Short task:
Make an exact copy of all the entries below, with the pictures left out.

Code that draws figures
++++
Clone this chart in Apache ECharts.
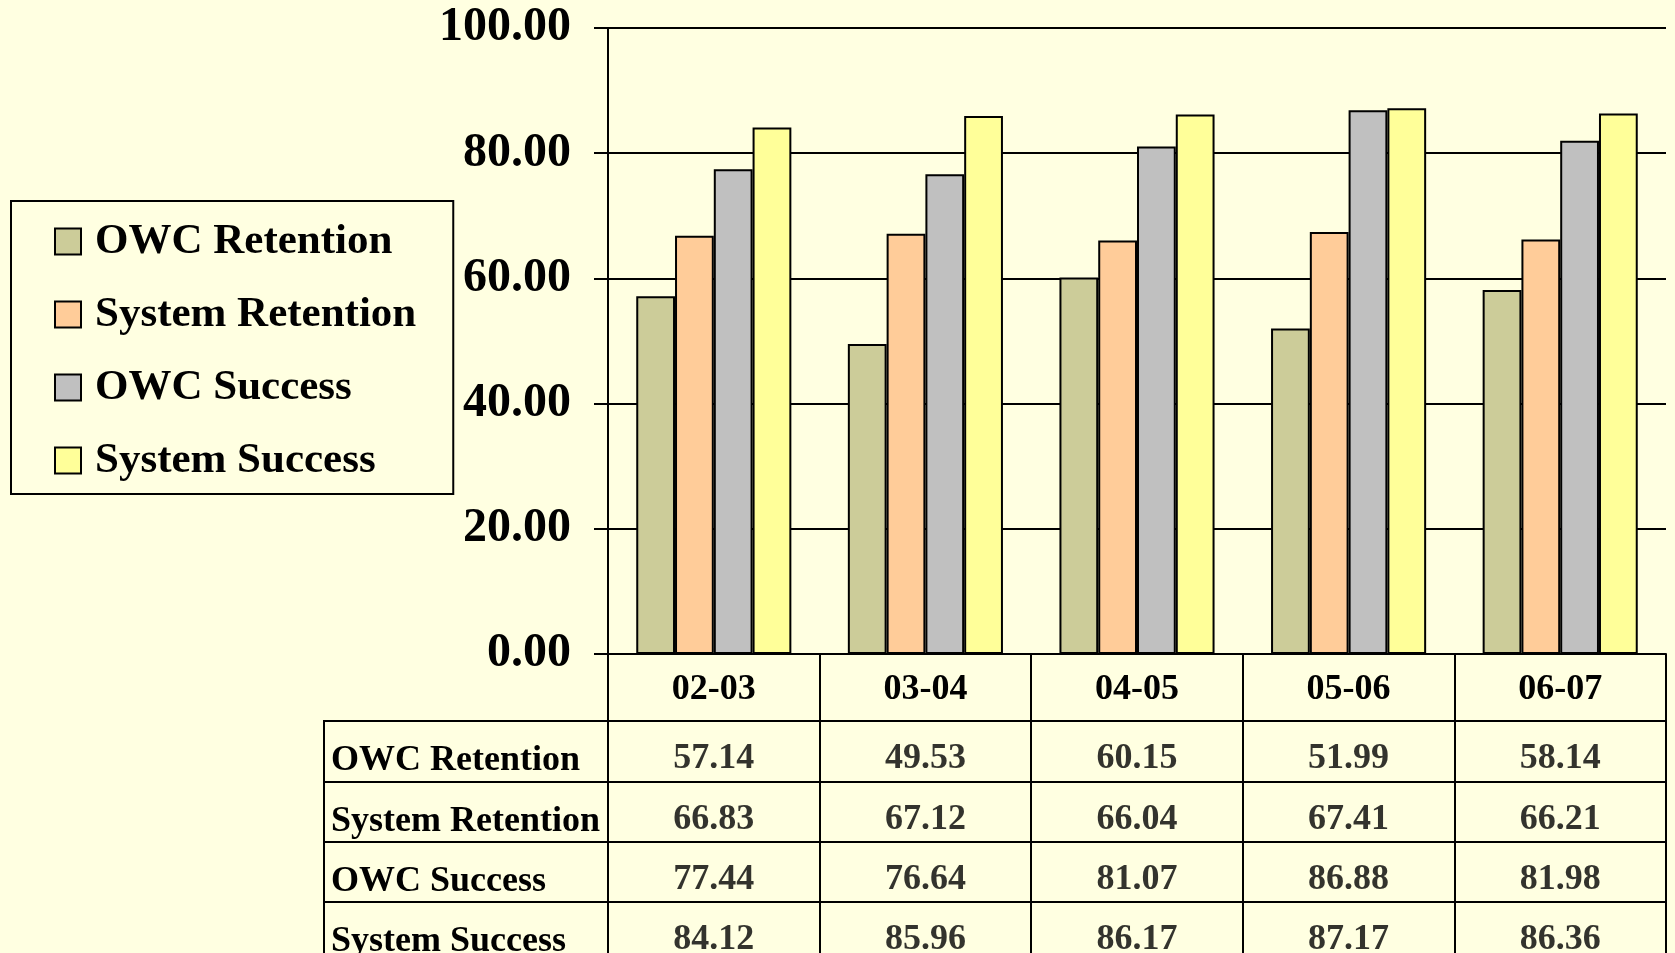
<!DOCTYPE html>
<html>
<head>
<meta charset="utf-8">
<script src="https://cdn.jsdelivr.net/npm/echarts@6/dist/echarts.min.js"></script>
<style>
html,body{margin:0;padding:0;background:#FFFFE1;}
#c{width:1675px;height:953px;}
</style>
</head>
<body>
<div id="c"></div>
<script>
const categories = ['02-03', '03-04', '04-05', '05-06', '06-07'];
const seriesNames = ['OWC Retention', 'System Retention', 'OWC Success', 'System Success'];
const owcRetention = [57.14, 49.53, 60.15, 51.99, 58.14];
const systemRetention = [66.83, 67.12, 66.04, 67.41, 66.21];
const owcSuccess = [77.44, 76.64, 81.07, 86.88, 81.98];
const systemSuccess = [84.12, 85.96, 86.17, 87.17, 86.36];
const colors = ['#CCCC99', '#FFCC99', '#C0C0C0', '#FFFF99'];
const yTicks = [0, 20, 40, 60, 80, 100];

const allValues = [owcRetention, systemRetention, owcSuccess, systemSuccess];
const FONT = '"Liberation Serif", "Times New Roman", serif';

const chart = echarts.init(document.getElementById('c'));

const tableData = [];
allValues.forEach((arr, si) => arr.forEach((v, ci) => tableData.push([ci, si, v])));

const barSeries = seriesNames.map((name, i) => ({
  name: name,
  type: 'bar',
  xAxisIndex: 0,
  yAxisIndex: 0,
  data: allValues[i],
  barGap: '0%',
  barCategoryGap: '26.7%',
  itemStyle: { color: colors[i], borderColor: '#000', borderWidth: 2 },
  emphasis: { disabled: true }
}));

chart.setOption({
  backgroundColor: '#FFFFE1',
  animation: false,
  legend: {
    data: seriesNames,
    orient: 'vertical',
    left: 11,
    top: 201,
    padding: [19, 37, 12, 43],
    borderColor: '#000',
    borderWidth: 2,
    itemWidth: 26,
    itemHeight: 26,
    itemGap: 30,
    icon: 'rect',
    itemStyle: { borderColor: '#000', borderWidth: 2 },
    textStyle: {
      fontFamily: FONT, fontWeight: 'bold', fontSize: 43, color: '#000',
      lineHeight: 30, padding: [0, 0, 0, 9]
    },
    selectedMode: false
  },
  grid: [
    { left: 608, top: 28, width: 1058, height: 626, outerBoundsMode: 'none' },
    { left: 608, top: 721, width: 1058, height: 241, outerBoundsMode: 'none' }
  ],
  xAxis: [
    {
      type: 'category',
      gridIndex: 0,
      data: categories,
      axisLine: { show: true, lineStyle: { color: '#000', width: 2 } },
      axisTick: { show: true, length: 300, lineStyle: { color: '#000', width: 2 } },
      axisLabel: {
        fontFamily: FONT, fontWeight: 'bold', fontSize: 36, color: '#000',
        margin: 36, verticalAlign: 'middle'
      },
      splitLine: { show: false }
    },
    {
      type: 'category',
      gridIndex: 1,
      data: categories,
      axisLine: { show: false },
      axisTick: { show: false },
      axisLabel: { show: false },
      splitLine: { show: false }
    }
  ],
  yAxis: [
    {
      type: 'value',
      gridIndex: 0,
      min: yTicks[0],
      max: yTicks[yTicks.length - 1],
      interval: 20,
      axisLine: { show: true, lineStyle: { color: '#000', width: 2 } },
      axisTick: { show: true, length: 14, lineStyle: { color: '#000', width: 2 } },
      splitLine: { show: true, lineStyle: { color: '#000', width: 2 } },
      axisLabel: {
        fontFamily: FONT, fontWeight: 'bold', fontSize: 48, color: '#000',
        margin: 37, formatter: v => v.toFixed(2)
      }
    },
    {
      type: 'category',
      gridIndex: 1,
      inverse: true,
      data: seriesNames,
      axisLine: { show: true, lineStyle: { color: '#000', width: 2 } },
      axisTick: { show: true, length: 285, lineStyle: { color: '#000', width: 2 } },
      splitLine: { show: true, lineStyle: { color: '#000', width: 2 } },
      axisLabel: {
        fontFamily: FONT, fontWeight: 'bold', fontSize: 36, color: '#000',
        align: 'left', margin: 277, verticalAlign: 'top', lineHeight: 20
      }
    }
  ],
  series: barSeries.concat([{
    type: 'scatter',
    xAxisIndex: 1,
    yAxisIndex: 1,
    symbolSize: 0,
    data: tableData,
    silent: true,
    label: {
      show: true,
      position: 'inside',
      offset: [0, 8],
      fontFamily: FONT, fontWeight: 'bold', fontSize: 36, color: '#000',
      formatter: p => p.value[2].toFixed(2)
    }
  }]),
  graphic: [
    {
      type: 'line',
      shape: { x1: 324, y1: 720, x2: 324, y2: 953 },
      style: { stroke: '#000', lineWidth: 2 }
    }
  ]
});
</script>
</body>
</html>
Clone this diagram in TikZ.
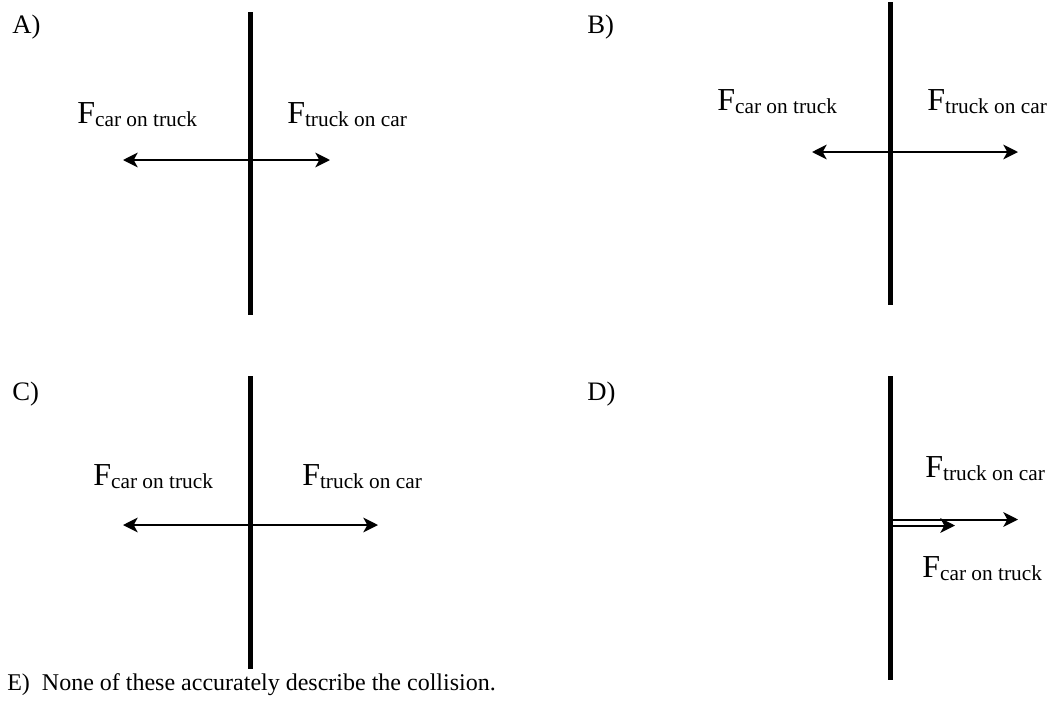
++++
Worked solution:
Clone this chart in Apache ECharts.
<!DOCTYPE html>
<html>
<head>
<meta charset="utf-8">
<script src="https://cdn.jsdelivr.net/npm/echarts@6/dist/echarts.min.js"></script>
<style>
html,body{margin:0;padding:0;background:#FFFFE1;}
#c{width:1675px;height:953px;}
</style>
</head>
<body>
<div id="c"></div>
<script>
const categories = ['02-03', '03-04', '04-05', '05-06', '06-07'];
const seriesNames = ['OWC Retention', 'System Retention', 'OWC Success', 'System Success'];
const owcRetention = [57.14, 49.53, 60.15, 51.99, 58.14];
const systemRetention = [66.83, 67.12, 66.04, 67.41, 66.21];
const owcSuccess = [77.44, 76.64, 81.07, 86.88, 81.98];
const systemSuccess = [84.12, 85.96, 86.17, 87.17, 86.36];
const colors = ['#CCCC99', '#FFCC99', '#C0C0C0', '#FFFF99'];
const yTicks = [0, 20, 40, 60, 80, 100];

const allValues = [owcRetention, systemRetention, owcSuccess, systemSuccess];
const FONT = '"Liberation Serif", "Times New Roman", serif';

const chart = echarts.init(document.getElementById('c'));

const tableData = [];
allValues.forEach((arr, si) => arr.forEach((v, ci) => tableData.push([ci, si, v])));

const barSeries = seriesNames.map((name, i) => ({
  name: name,
  type: 'bar',
  xAxisIndex: 0,
  yAxisIndex: 0,
  data: allValues[i],
  barGap: '0%',
  barCategoryGap: '26.7%',
  itemStyle: { color: colors[i], borderColor: '#000', borderWidth: 2 },
  emphasis: { disabled: true }
}));

chart.setOption({
  backgroundColor: '#FFFFE1',
  animation: false,
  legend: {
    data: seriesNames,
    orient: 'vertical',
    left: 11,
    top: 201,
    padding: [19, 37, 12, 43],
    borderColor: '#000',
    borderWidth: 2,
    itemWidth: 26,
    itemHeight: 26,
    itemGap: 30,
    icon: 'rect',
    itemStyle: { borderColor: '#000', borderWidth: 2 },
    textStyle: {
      fontFamily: FONT, fontWeight: 'bold', fontSize: 43, color: '#000',
      lineHeight: 30, padding: [0, 0, 0, 9]
    },
    selectedMode: false
  },
  grid: [
    { left: 608, top: 28, width: 1058, height: 626, outerBoundsMode: 'none' },
    { left: 608, top: 721, width: 1058, height: 241, outerBoundsMode: 'none' }
  ],
  xAxis: [
    {
      type: 'category',
      gridIndex: 0,
      data: categories,
      axisLine: { show: true, lineStyle: { color: '#000', width: 2 } },
      axisTick: { show: true, length: 300, lineStyle: { color: '#000', width: 2 } },
      axisLabel: {
        fontFamily: FONT, fontWeight: 'bold', fontSize: 36, color: '#000',
        margin: 36, verticalAlign: 'middle'
      },
      splitLine: { show: false }
    },
    {
      type: 'category',
      gridIndex: 1,
      data: categories,
      axisLine: { show: false },
      axisTick: { show: false },
      axisLabel: { show: false },
      splitLine: { show: false }
    }
  ],
  yAxis: [
    {
      type: 'value',
      gridIndex: 0,
      min: yTicks[0],
      max: yTicks[yTicks.length - 1],
      interval: 20,
      axisLine: { show: true, lineStyle: { color: '#000', width: 2 } },
      axisTick: { show: true, length: 14, lineStyle: { color: '#000', width: 2 } },
      splitLine: { show: true, lineStyle: { color: '#000', width: 2 } },
      axisLabel: {
        fontFamily: FONT, fontWeight: 'bold', fontSize: 48, color: '#000',
        margin: 37, formatter: v => v.toFixed(2)
      }
    },
    {
      type: 'category',
      gridIndex: 1,
      inverse: true,
      data: seriesNames,
      axisLine: { show: true, lineStyle: { color: '#000', width: 2 } },
      axisTick: { show: true, length: 285, lineStyle: { color: '#000', width: 2 } },
      splitLine: { show: true, lineStyle: { color: '#000', width: 2 } },
      axisLabel: {
        fontFamily: FONT, fontWeight: 'bold', fontSize: 36, color: '#000',
        align: 'left', margin: 277, verticalAlign: 'top', lineHeight: 20
      }
    }
  ],
  series: barSeries.concat([{
    type: 'scatter',
    xAxisIndex: 1,
    yAxisIndex: 1,
    symbolSize: 0,
    data: tableData,
    silent: true,
    label: {
      show: true,
      position: 'inside',
      offset: [0, 8],
      fontFamily: FONT, fontWeight: 'bold', fontSize: 36, color: '#000',
      formatter: p => p.value[2].toFixed(2)
    }
  }]),
  graphic: [
    {
      type: 'line',
      shape: { x1: 324, y1: 720, x2: 324, y2: 953 },
      style: { stroke: '#000', lineWidth: 2 }
    }
  ]
});
</script>
</body>
</html>
Clone this diagram in TikZ.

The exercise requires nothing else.